### CHALLENGE
Only the number is needed: how many lines of the records include "LaTeX"?

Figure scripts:
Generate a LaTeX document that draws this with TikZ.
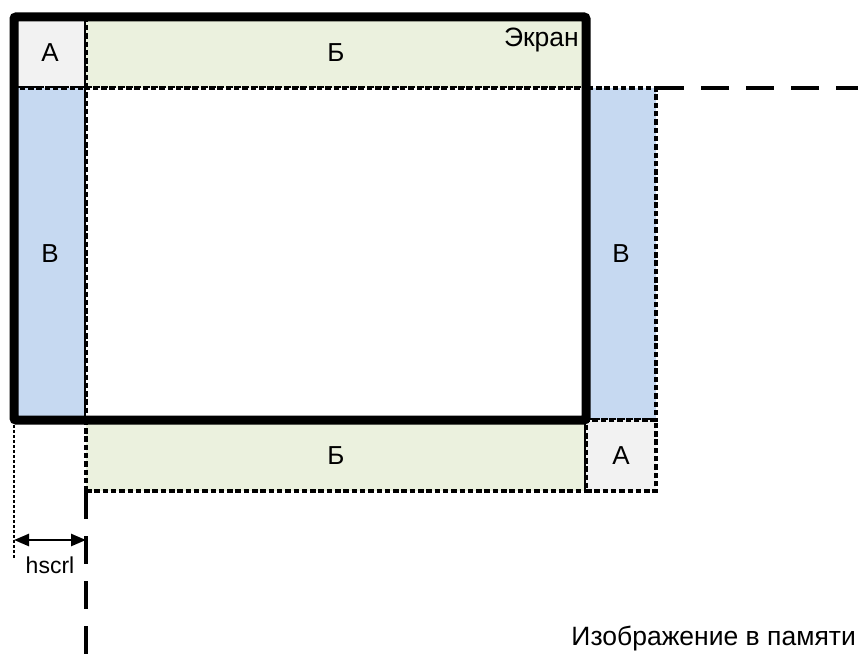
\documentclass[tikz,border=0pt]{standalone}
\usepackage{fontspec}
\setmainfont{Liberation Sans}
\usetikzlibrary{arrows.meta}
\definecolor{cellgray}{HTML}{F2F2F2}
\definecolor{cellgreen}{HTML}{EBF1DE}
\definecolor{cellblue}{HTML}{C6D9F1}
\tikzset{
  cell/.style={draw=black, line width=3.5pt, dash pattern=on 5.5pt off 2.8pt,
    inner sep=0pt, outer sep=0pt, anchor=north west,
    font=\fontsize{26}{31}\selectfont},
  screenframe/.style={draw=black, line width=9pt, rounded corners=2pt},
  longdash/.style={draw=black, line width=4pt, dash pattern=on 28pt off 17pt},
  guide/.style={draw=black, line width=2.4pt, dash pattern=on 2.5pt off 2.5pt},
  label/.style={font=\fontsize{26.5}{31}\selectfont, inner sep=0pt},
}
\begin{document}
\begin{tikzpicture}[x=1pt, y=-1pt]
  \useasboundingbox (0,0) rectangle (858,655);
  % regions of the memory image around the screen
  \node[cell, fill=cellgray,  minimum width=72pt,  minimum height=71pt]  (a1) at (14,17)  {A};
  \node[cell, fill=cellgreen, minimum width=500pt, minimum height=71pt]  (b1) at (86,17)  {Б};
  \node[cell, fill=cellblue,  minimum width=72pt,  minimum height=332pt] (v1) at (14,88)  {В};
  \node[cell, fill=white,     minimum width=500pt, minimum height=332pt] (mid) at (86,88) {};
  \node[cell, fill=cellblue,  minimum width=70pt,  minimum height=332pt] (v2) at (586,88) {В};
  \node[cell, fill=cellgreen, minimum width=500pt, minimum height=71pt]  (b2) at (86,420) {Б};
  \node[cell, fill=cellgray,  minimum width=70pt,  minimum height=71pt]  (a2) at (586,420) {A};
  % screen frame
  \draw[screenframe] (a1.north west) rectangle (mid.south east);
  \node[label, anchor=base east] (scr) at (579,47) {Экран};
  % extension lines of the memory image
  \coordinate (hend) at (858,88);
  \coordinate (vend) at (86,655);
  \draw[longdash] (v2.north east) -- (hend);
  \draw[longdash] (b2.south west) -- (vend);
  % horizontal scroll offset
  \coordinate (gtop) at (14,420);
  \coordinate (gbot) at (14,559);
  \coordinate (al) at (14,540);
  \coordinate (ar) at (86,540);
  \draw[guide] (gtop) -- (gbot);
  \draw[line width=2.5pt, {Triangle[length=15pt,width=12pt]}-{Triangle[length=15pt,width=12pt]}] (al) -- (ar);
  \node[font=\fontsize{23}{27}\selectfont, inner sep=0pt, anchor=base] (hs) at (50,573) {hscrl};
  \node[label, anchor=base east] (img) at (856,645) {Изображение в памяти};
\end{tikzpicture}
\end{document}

--

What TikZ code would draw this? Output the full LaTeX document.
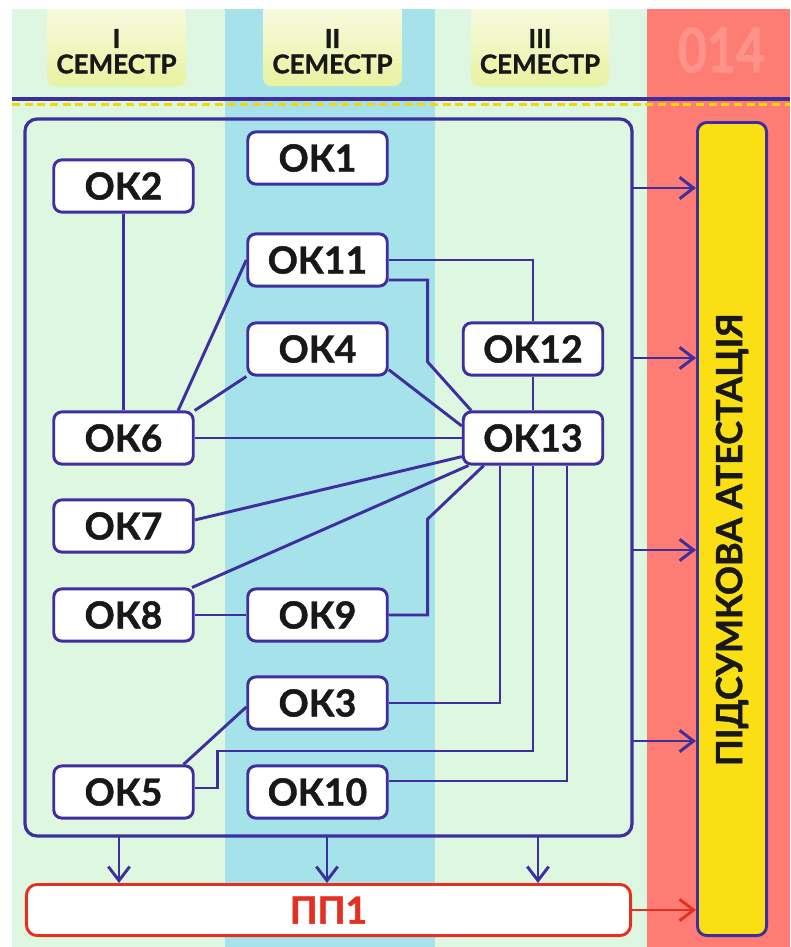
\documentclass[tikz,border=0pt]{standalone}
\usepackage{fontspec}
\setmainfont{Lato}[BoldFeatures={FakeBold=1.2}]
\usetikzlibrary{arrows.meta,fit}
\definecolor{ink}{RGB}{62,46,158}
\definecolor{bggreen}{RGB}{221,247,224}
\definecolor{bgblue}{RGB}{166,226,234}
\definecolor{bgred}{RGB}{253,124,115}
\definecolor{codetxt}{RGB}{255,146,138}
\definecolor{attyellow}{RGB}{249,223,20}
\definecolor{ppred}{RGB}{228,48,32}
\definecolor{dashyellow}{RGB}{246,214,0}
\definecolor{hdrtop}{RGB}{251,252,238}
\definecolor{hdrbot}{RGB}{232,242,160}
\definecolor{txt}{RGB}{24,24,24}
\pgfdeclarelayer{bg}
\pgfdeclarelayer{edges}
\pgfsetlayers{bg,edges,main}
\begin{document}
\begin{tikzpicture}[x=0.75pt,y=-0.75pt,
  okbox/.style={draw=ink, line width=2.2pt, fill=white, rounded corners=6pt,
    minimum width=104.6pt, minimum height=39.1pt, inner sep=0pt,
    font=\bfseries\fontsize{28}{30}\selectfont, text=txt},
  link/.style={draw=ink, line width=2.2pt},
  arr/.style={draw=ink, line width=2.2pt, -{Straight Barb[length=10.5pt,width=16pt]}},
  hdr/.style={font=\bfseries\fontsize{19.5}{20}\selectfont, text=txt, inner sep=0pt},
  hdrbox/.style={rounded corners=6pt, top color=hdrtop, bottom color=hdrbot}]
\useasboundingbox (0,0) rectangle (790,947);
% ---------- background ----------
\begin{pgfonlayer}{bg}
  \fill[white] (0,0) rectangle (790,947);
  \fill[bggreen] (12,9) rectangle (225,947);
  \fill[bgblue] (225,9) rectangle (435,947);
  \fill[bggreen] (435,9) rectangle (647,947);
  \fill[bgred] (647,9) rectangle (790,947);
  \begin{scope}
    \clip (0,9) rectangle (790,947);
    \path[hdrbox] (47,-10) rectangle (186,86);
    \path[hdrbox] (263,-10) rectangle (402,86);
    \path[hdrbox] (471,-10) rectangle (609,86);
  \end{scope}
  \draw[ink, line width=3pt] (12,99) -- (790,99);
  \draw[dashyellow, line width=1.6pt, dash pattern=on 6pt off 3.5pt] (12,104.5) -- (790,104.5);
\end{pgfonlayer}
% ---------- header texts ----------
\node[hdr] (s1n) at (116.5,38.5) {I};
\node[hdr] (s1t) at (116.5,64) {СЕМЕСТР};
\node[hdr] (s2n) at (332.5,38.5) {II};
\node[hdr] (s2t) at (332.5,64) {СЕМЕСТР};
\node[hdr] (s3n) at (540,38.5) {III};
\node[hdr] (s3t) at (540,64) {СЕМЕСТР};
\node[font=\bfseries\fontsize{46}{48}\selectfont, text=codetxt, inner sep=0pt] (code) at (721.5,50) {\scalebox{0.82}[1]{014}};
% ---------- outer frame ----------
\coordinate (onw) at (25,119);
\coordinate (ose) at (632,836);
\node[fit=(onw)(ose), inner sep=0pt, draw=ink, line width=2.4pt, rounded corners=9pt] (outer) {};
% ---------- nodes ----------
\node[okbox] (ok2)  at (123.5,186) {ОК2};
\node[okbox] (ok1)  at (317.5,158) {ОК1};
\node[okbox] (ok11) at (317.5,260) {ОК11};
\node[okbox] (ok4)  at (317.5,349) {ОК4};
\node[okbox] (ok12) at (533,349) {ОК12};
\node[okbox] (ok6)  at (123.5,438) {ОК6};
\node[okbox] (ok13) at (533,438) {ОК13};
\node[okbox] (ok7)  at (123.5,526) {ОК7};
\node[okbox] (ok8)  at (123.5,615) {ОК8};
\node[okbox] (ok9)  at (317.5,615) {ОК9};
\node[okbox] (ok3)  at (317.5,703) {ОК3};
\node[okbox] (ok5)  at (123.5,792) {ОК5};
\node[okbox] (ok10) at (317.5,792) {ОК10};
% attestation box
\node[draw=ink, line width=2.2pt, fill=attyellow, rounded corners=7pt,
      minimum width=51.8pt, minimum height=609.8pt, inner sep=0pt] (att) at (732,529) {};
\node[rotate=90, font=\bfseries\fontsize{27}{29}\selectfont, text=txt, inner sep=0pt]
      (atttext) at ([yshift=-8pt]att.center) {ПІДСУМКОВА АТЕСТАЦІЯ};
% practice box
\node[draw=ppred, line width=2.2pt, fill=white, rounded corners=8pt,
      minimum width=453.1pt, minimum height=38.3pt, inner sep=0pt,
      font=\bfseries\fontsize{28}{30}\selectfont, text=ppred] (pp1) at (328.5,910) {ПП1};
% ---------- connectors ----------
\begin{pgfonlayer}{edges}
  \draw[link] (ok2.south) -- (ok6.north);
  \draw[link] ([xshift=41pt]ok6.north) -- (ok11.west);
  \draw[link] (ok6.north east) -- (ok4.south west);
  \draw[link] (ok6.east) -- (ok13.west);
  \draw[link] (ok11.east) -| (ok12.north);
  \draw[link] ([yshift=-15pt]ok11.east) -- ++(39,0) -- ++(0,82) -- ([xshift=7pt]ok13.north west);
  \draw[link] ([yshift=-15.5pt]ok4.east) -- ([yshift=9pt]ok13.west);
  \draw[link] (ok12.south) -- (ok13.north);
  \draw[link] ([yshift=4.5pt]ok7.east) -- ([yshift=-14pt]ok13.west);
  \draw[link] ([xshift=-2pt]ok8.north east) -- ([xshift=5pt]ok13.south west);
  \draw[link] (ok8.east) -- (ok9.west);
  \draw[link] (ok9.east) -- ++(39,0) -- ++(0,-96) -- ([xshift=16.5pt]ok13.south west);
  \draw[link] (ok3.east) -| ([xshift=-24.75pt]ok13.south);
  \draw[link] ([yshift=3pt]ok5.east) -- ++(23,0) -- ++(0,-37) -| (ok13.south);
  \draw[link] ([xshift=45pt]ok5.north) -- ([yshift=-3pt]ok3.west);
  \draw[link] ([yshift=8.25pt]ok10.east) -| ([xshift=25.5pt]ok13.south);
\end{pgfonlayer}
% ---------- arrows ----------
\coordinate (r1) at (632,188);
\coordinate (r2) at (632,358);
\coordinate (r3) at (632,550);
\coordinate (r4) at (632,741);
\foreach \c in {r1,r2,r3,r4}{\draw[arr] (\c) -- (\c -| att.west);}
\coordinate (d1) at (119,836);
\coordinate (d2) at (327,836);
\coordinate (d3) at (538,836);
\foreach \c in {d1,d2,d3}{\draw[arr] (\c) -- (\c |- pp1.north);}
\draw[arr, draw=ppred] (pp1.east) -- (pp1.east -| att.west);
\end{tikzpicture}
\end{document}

### THE SOLUTION
2